Tag Archives: predictive caching

Predictive caching in a MySQL-backed infrastructure

Sounds a bit far fetched (pun intended ;-), but we’re doing it. This is not inside of the MySQL server, but rather the overall application design. Let me run you through the logic…

Some key aspects to scaling are: not doing unnecessary queries, and caching what you can. Just a quick baseline. The fastest query is the one you don’t do, or the one you’ve already done before – the latter being caching.

A simple yet brilliant example of this is the Youtube trick where a script reads the relay log, converting updates into appropriate selects and running them so that the InnoDB cache will have the blocks in memory when the slave SQL thread executes the actual update. Maatkit now has a tool for this, so it’s publically available. It’s not quite predictive, but it’s a neat trick anyway that sometimes comes in handy. Search engines use similar tricks.

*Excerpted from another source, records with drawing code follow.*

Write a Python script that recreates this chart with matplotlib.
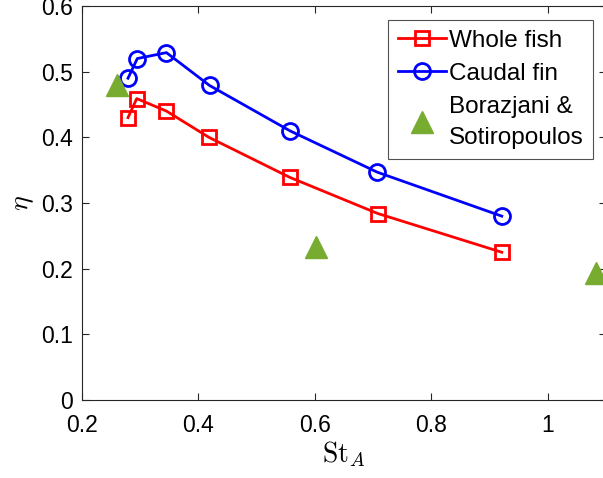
import matplotlib.pyplot as plt

plt.rcParams['font.family'] = ['Liberation Sans', 'DejaVu Sans']
plt.rcParams['mathtext.fontset'] = 'cm'

# dados
st_fish = [0.279, 0.294, 0.345, 0.418, 0.557, 0.708, 0.921]
eta_fish = [0.430, 0.459, 0.440, 0.400, 0.339, 0.284, 0.225]

st_fin = [0.279, 0.295, 0.345, 0.419, 0.557, 0.707, 0.921]
eta_fin = [0.490, 0.520, 0.529, 0.479, 0.410, 0.347, 0.280]

st_bs = [0.26, 0.602, 1.082]
eta_bs = [0.480, 0.233, 0.193]

fig = plt.figure(figsize=(6.03, 4.78), dpi=100)
ax = fig.add_axes([82 / 603, 78 / 478, 524 / 603, 394 / 478])

ax.plot(st_fish, eta_fish, '-s', color='red', linewidth=2, markersize=9.5,
        markerfacecolor='none', markeredgewidth=2, label='Whole fish')
ax.plot(st_fin, eta_fin, '-o', color='blue', linewidth=2, markersize=11.5,
        markerfacecolor='none', markeredgewidth=2, label='Caudal fin')
ax.plot(st_bs, eta_bs, '^', color=(0.466, 0.674, 0.188), markersize=16,
        linestyle='none', label='Borazjani &\nSotiropoulos')

ax.set_xlim(0.2, 1.1)
ax.set_ylim(0, 0.6)
ax.set_xticks([0.2, 0.4, 0.6, 0.8, 1.0])
ax.set_xticklabels(['0.2', '0.4', '0.6', '0.8', '1'])
ax.set_yticks([0, 0.1, 0.2, 0.3, 0.4, 0.5, 0.6])
ax.set_yticklabels(['0', '0.1', '0.2', '0.3', '0.4', '0.5', '0.6'])

ax.tick_params(direction='in', top=True, right=True, length=5,
               labelsize=16.5, color='0.15', width=0.8)
ax.tick_params(axis='x', pad=10)
ax.tick_params(axis='y', pad=6.5)
for s in ax.spines.values():
    s.set_color('0.15')
    s.set_linewidth(0.8)

ax.set_xlabel(r'$\mathrm{St}_A$', fontsize=20, labelpad=2)
ax.set_ylabel(r'$\eta$', fontsize=20, labelpad=4)

leg = ax.legend(loc='upper left', bbox_to_anchor=(306 / 524, 380 / 394),
                fontsize=17.5, fancybox=False, edgecolor='0.15',
                handlelength=2.0, handletextpad=0.1, borderpad=0.4,
                labelspacing=0.45, borderaxespad=0)
leg.get_frame().set_linewidth(0.8)
leg.get_texts()[2].set_linespacing(1.55)

fig.savefig('out.png', dpi=100)
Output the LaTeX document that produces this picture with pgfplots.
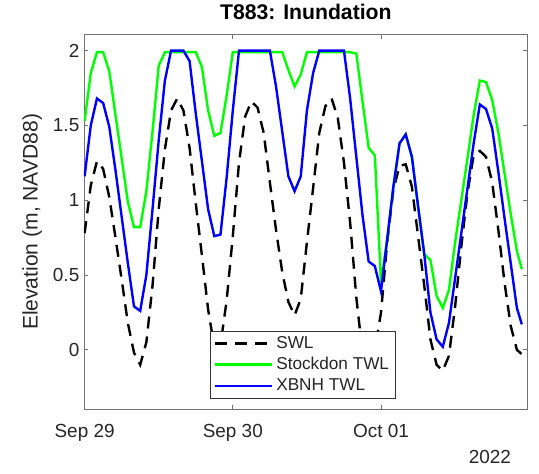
\documentclass[border=0pt]{standalone}
\usepackage{fontspec}
\setmainfont{Liberation Sans}
\usepackage{pgfplots}
\usepackage{pgfplotstable}
\pgfplotsset{compat=1.18}

\definecolor{axgray}{rgb}{0.15,0.15,0.15}
\definecolor{mgreen}{rgb}{0,1,0}
\definecolor{mblue}{rgb}{0,0,1}

% hours since Sep 29 00:00
\pgfplotstableread{
h swl stock xbnh
0 0.78 1.53 1.16
1 1.10 1.85 1.50
2 1.26 1.99 1.68
3 1.21 1.99 1.65
4 1.02 1.86 1.49
5 0.75 1.57 1.20
6 0.47 1.28 0.89
7 0.18 0.99 0.58
8 -0.02 0.82 0.29
9 -0.10 0.82 0.26
10 0.05 1.06 0.50
11 0.43 1.46 0.94
12 0.94 1.90 1.40
13 1.34 1.99 1.80
14 1.60 1.99 2.00
15 1.68 1.99 2.00
16 1.60 1.99 2.00
17 1.35 1.99 1.93
18 0.98 1.99 1.58
19 0.63 1.89 1.26
20 0.27 1.60 0.94
21 0.02 1.43 0.76
22 0.03 1.45 0.77
23 0.33 1.70 1.15
24 0.76 1.99 1.60
25 1.25 1.99 2.00
26 1.56 1.99 2.00
27 1.66 1.99 2.00
28 1.62 1.99 2.00
29 1.45 1.99 2.00
30 1.12 1.99 2.00
31 0.80 1.99 1.76
32 0.52 1.99 1.46
33 0.32 1.87 1.16
34 0.23 1.76 1.06
35 0.34 1.84 1.16
36 0.72 1.99 1.60
37 1.08 1.99 1.85
38 1.45 1.99 2.00
39 1.63 1.99 2.00
40 1.68 1.99 2.00
41 1.55 1.99 2.00
42 1.25 1.99 2.00
43 0.85 1.99 1.68
44 0.35 1.98 1.29
45 -0.02 1.66 0.90
46 -0.12 1.35 0.59
47 0.00 1.30 0.56
48 0.25 0.45 0.39
49 0.72 0.74 0.74
50 1.07 1.09 1.09
51 1.23 1.38 1.38
52 1.24 1.44 1.44
53 1.09 1.29 1.29
54 0.76 0.96 0.96
55 0.43 0.64 0.64
56 0.07 0.60 0.25
57 -0.10 0.36 0.07
58 -0.14 0.28 0.02
59 -0.04 0.40 0.18
60 0.29 0.72 0.48
61 0.69 1.00 0.78
62 1.05 1.28 1.08
63 1.30 1.57 1.38
64 1.33 1.80 1.64
65 1.29 1.79 1.61
66 1.12 1.67 1.48
67 0.80 1.45 1.19
68 0.45 1.18 0.88
69 0.16 0.91 0.58
70 0.00 0.66 0.28
70.8 -0.03 0.54 0.17
}\twl

\begin{document}
\begin{tikzpicture}
\begin{axis}[
  width=332.8pt, height=281.6pt, scale only axis,
  xmin=-0.1, xmax=71.75, ymin=-0.4, ymax=2.11,
  xtick={0,24,48}, xticklabels={Sep 29,Sep 30,Oct 01},
  ytick={0,0.5,1,1.5,2}, yticklabels={0,0.5,1,1.5,2},
  tick align=inside, major tick length=3.3pt,
  axis line style={draw=black!55, line width=0.6pt},
  every tick/.style={draw=black!55, line width=0.6pt},
  tick label style={font=\fontsize{14.2}{17}\selectfont, text=axgray},
  xticklabel style={anchor=base, yshift=-21pt},
  title={T883: Inundation},
  title style={at={(0.5,1.017)}, anchor=base, font=\bfseries\fontsize{15.9}{19}\selectfont},
  ylabel={Elevation (m, NAVD88)},
  ylabel style={at={(axis description cs:-0.117,0.5)}, anchor=center,
    font=\fontsize{15.8}{19}\selectfont, text=axgray},
  legend style={at={(0.283,0.21)}, anchor=north west, draw=black!80,
    line width=0.5pt, font=\fontsize{12.9}{15}\selectfont, text=axgray,
    row sep=1.2pt},
  legend cell align=left,
  legend image code/.code={\draw[#1] (0pt,0pt) -- (43pt,0pt);},
]
\addplot[black, line width=1.8pt, dash pattern=on 9pt off 6pt] table[x=h, y=swl] {\twl};
\addplot[mgreen, line width=1.8pt] table[x=h, y=stock] {\twl};
\addplot[mblue, line width=1.8pt] table[x=h, y=xbnh] {\twl};
\legend{SWL, Stockdon TWL, XBNH TWL}
\coordinate (bbsw) at (rel axis cs:-0.1893,-0.169);
\coordinate (bbne) at (rel axis cs:1.0255,1.0799);
\coordinate (yr) at (rel axis cs:0.915,-0.1257);
\end{axis}
\path (bbsw) rectangle (bbne);
\node[font=\fontsize{14.2}{17}\selectfont, text=axgray, anchor=center] at (yr) {2022};
\end{tikzpicture}
\end{document}
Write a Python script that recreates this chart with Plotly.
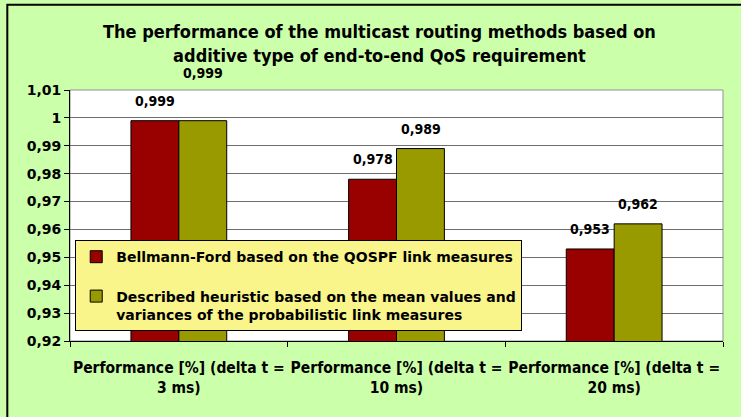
import plotly.graph_objects as go

categories = [
    "Performance [%] (delta t =<br>3 ms)",
    "Performance [%] (delta t =<br>10 ms)",
    "Performance [%] (delta t =<br>20 ms)",
]
bellman_ford = [0.999, 0.978, 0.953]
heuristic = [0.999, 0.989, 0.962]
series_names = [
    "Bellmann-Ford based on the QOSPF link measures<br> ",
    "Described heuristic based on the mean values and<br>variances of the probabilistic link measures",
]
title_text = ("The performance of the multicast routing methods based on<br>"
              "additive type of end-to-end QoS requirement")

RED = "#990000"
OLIVE = "#999900"
BG = "#CCFFAA"
COND = "DejaVu Sans Condensed, Liberation Sans Narrow, Arial Narrow, sans-serif"
WIDE = "DejaVu Sans, Verdana, sans-serif"

fig = go.Figure()
for name, vals, col in [(series_names[0], bellman_ford, RED), (series_names[1], heuristic, OLIVE)]:
    fig.add_trace(go.Bar(
        x=categories, y=vals, name=name,
        marker=dict(color=col, line=dict(color="#000000", width=1)),
    ))

# data labels, staggered like the original
for i, cat in enumerate(categories):
    for vals, shift_x in [(bellman_ford, -24), (heuristic, 24)]:
        extra = 28 if (i == 0 and shift_x > 0) else 0
        fig.add_annotation(
            x=cat, y=vals[i], xref="x", yref="y",
            text="<b>" + f"{vals[i]:.3f}".replace(".", ",") + "</b>",
            showarrow=False, xshift=shift_x, yshift=20 + extra,
            font=dict(family=COND, size=14, color="#000000"),
        )

# outer chart border
fig.add_shape(type="rect", xref="paper", yref="paper",
              x0=-0.096, x1=1.03, y0=-0.31, y1=1.34,
              line=dict(color="#000000", width=2), layer="below")

fig.update_layout(
    width=741, height=417,
    margin=dict(l=70, r=18, t=90, b=76, autoexpand=False),
    paper_bgcolor=BG, plot_bgcolor="#FFFFFF",
    separators=",.",
    barmode="group", bargap=0.56, bargroupgap=0,
    title=dict(text="<b>" + title_text + "</b>", x=0.512, xanchor="center",
               y=0.908, yanchor="top",
               font=dict(family=COND, size=18, color="#000000")),
    legend=dict(x=0.008, y=0.402, xanchor="left", yanchor="top", valign="top",
                bgcolor="#F9F58A", bordercolor="#000000", borderwidth=1,
                font=dict(family=WIDE, size=14, color="#000000", weight="bold"),
                tracegroupgap=0, itemwidth=30),
    showlegend=True,
    font=dict(family=COND, color="#000000"),
)
fig.update_xaxes(showline=True, linecolor="#000000", ticks="outside", ticklen=5,
                 tickcolor="#000000", tickson="boundaries", ticklabelstandoff=12,
                 tickangle=0, automargin=False,
                 tickfont=dict(family=COND, size=15.5, weight="bold"))
fig.update_yaxes(range=[0.92, 1.01], dtick=0.01, showgrid=True, gridcolor="#6E6E6E",
                 gridwidth=1, showline=True, linecolor="#000000", ticks="outside",
                 ticklen=5, tickcolor="#000000", automargin=False,
                 tickfont=dict(family=WIDE, size=14, weight="bold"), zeroline=False)
# gray frame on top/right of plot area
fig.add_shape(type="rect", xref="paper", yref="paper", x0=0, x1=1, y0=0, y1=1,
              line=dict(color="#909090", width=1), layer="below")

# drop the default 8px body margin so the figure sits at the window origin
fig.write_html("out.html", config={"displayModeBar": False},
               post_script="document.body.style.margin='0';")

Extending on this, with certain applications you actually tell what is likely to happen next, sometimes for a particular user and often for many users. Individual user behaviour may sometimes appear random, but as a group it can be highly predictable. The analysis needs to be done properly though, otherwise averaging will make certain interesting behavioural patterns disappear.

Anyway, if you can identify these patterns you can take appropriate measures, such as do some queries so they get cached, and/or schedule other relevant actions (so it’s more than just caching, but it’s a reasonably suitable name anyway). This allows the app to deal with higher peak load, as well as improving response time for individual user.

I might do a talk or article on the predictive caching concept some time, as I appreciate that the short description may appear a bit abstract or obscure. But I assure you it’s entirely practical and real.

It’s one example of how Open Query helps its clients scale well, by design. We focus on preventing emergencies, which includes not just scenarios where stuff fails (and does a safe failover), but also the “oh dear we suddenly have so many more users than a minute ago” type of happening, which should actually be an occasion to enjoy, not stress about.